European shares rebounded Wednesday on news that EU nations were assembling plans to recapitalise banks and avoid contagion from the eurozone debt crisis.
The euro was off recent lows but remained pressured by Greece's deficit troubles, traders said.
London's FTSE 100 index of top shares won 2.0 percent to 5,043.26 points, as investors shrugged off official data showing that the British economy grew by a weaker-than-expected 0.1 percent in the second quarter.
Frankfurt's DAX 30 gained 3.68 percent to 5,408.56 points and the Paris CAC 40 added climbed 3.29 percent to 2,944.28 in European midday trade.
Milan increased by 1.59 percent despite a three-notch credit ratings downgrade by Moody's, which cited Italy's increasing gloomy prospects for growth and financing of long-term debt.
European markets had plunged Tuesday on concerns that the eurozone crisis could snare more banks after Franco-Belgian lender Dexia sought help amid worries over its liquidity and its heavy exposure to debt-plagued Greece.
"The hopes that finance ministers are finally examining ways to recapitalise euro area banks is certainly the main driver" behind stocks rebounding, Daiwa economist Chris Scicluna told AFP.
"Such action is critical in light of events at Dexia, in order to avoid contagion of funding and solvency concerns to other European banks, the risks of which appear yet greater still in light of the Italian triple-notch downgrade by Moody's."
Shares in Dexia, which had plunged 22 percent on Tuesday, rose 6.45 percent to stand at 1.073 euros in Wednesday trade.
EU nations are building a "co-ordinated" plan to recapitalise banks to avoid contagion from the debt crisis which has forced the dismantling of Dexia, the European Commission said Tuesday.
"There is an increasingly shared view that we need a concerted, co-ordinated approach in Europe while many of the elements are done in the member states", the EU's Economic Affairs Commissioner Olli Rehn told the Financial Times.
"There is a sense of urgency among ministers and we need to move on," he added.
The news came after the French and Belgian governments stepped in on Tuesday to guarantee the financing of Dexia, which is to be broken up.
"An impressive bounce higher (for stocks) on talk that EU finance ministers are... talking about bank recapitalisations is a welcome development," said CMC Markets analyst Michael Hewson.
"But unless it is followed up by some significant action it is likely to soon give way to downside pressure once more.

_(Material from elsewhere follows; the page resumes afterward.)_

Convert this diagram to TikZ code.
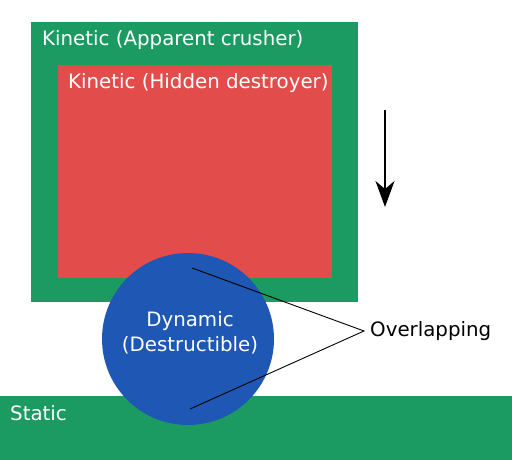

"The rally higher does suggest that the buying interest is there and it is policymakers disjointed and uncoordinated policy responses that is keeping investors on the sidelines," he added.
Asian shares closed mixed on Wednesday as Wall Street's overnight rally was offset by lingering fears that Greece's debt crisis would become contagious.
The euro meanwhile came under pressure on Wednesday after Italy's large downgrade, which has stoked worries over eurozone debt and the impact of a possible Greek default on the global economy.
The European single currency fell to $1.3291 in London trade from $1.3338 on Tuesday, when the euro hit a near nine-month low against the US unit and 10-year trough versus the yen.
"We have been repeatedly disappointed by the sluggish, grudging and piecemeal approach of euro area policymakers to dealing with the crisis," added Daiwa economist Scicluna.
"And so, sadly, I fear that Rehn's words will fail to matched by sufficiently ambitious deeds and markets will prove to be disappointed once again."
The dollar dropped to 76.69 yen from 76.82 yen on Tuesday.